Hell’s account of punk’s origins, including his eventual split with Verlaine and his drug-addled years in equally influential bands The Heartbreakers and The Voidoids, might not have been so successful if he had stuck to the narrative that has so often been told: a story of backstabbing American bands angry that the British punk scene was getting all the credit for something they’d created. Hell himself, in the early 1980s, wrote a few defensive articles about how his role in punk’s invention had been overlooked. To be sure, he’s capable at times of letting someone have it: Verlaine, for his controlling temperament, or the British journalist Julie Burchill, who always had an axe to grind against the New York scene.
But such outbursts are limited. Instead, the rock and roll Bildungsroman takes more introspective turns as he examines his past. It was hard to watch the success of British acts that were ripping off his schtick, he writes, but “the most frustrating thing was that they were so good.” And “I might try to straighten the record where I regard it as misrepresenting me,” he breaks in at one point. “But I try to be as faithful to what happened as I can, however what happened might reflect on me.” His reflections on rock and roll, which he considers the rightful property of teenagers (in spite of the fact that he was in his twenties when he helped invent punk) form something like a handbook for young musicians, and his descriptions of taking up an instrument and tearing up the stage may just inspire some readers to follow suit. But he’s clear about the emotional damage that can come with even cult celebrity. Such candor extends not only to the impact of his drug use on his relationships with bandmates, but to descriptions of sexual escapades. In these moments he’s not bragging – though his list of liaisons includes several well-known figures, from the much-older ex-wife of the Pop artist Claes Oldenburg to photographer Roberta Bayley, actress Cookie Mueller, and ill-fated groupie Nancy Spungen. Hell doesn’t make light of such encounters. Sex, for Hell, even more than rock and roll or heroin or writing, is a quest for transcendence, the ultimate form of self-discovery through escapism, and he clearly relishes reliving such moments by rendering them in gripping, frank, and sometimes erotic prose.

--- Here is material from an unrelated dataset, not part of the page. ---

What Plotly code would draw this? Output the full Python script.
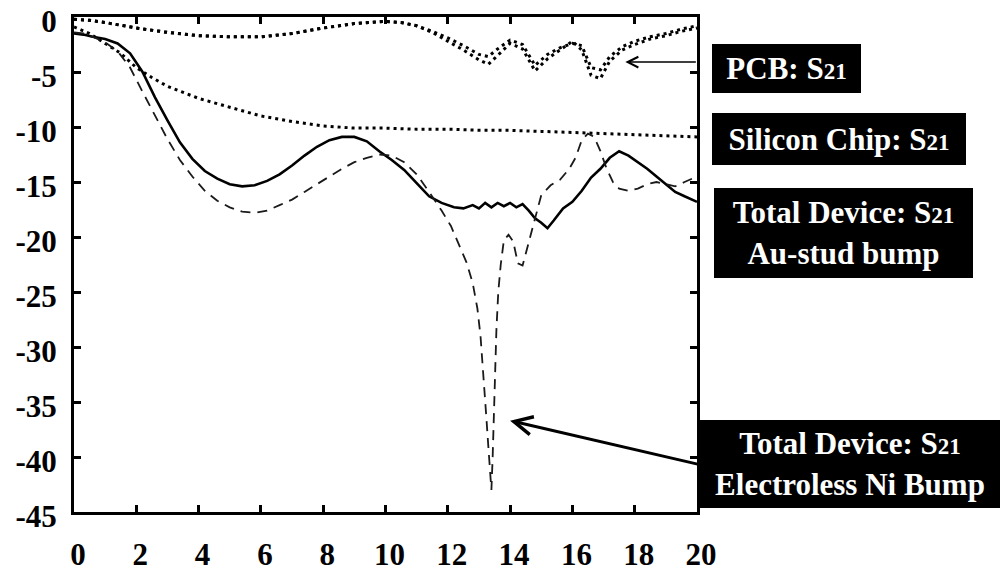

Time has always been a central preoccupation of Hell’s writing. His 1979 song “Time,” eventually released on his 1982 album Destiny Street, is perhaps his greatest achievement as a songwriter and lyricist. “Only time can write a song that’s really really real,” he sings, with all the world-weariness of a thirty-year-old punk. “The most a man can do is say the way the playing feels / And know he only knows as much as time to him reveals.”
I Dreamed I Was a Very Clean Tramp is made up of one such revelation after another, generous gifts to the reader. In the book’s epilogue, a chance encounter on the street between Hell and Verlaine, two former best friends, decades after their falling out, is what you might call this book’s “they’re just kids” moment. It returns the autobiography to its central relationship, the one that gave the author a new name and confirmed the identity he’s borne for the rest of his life, the relationship that most haunts the narrative throughout. Judging from Hell’s capacity for compassion in that postscript, I take it time has revealed a lot.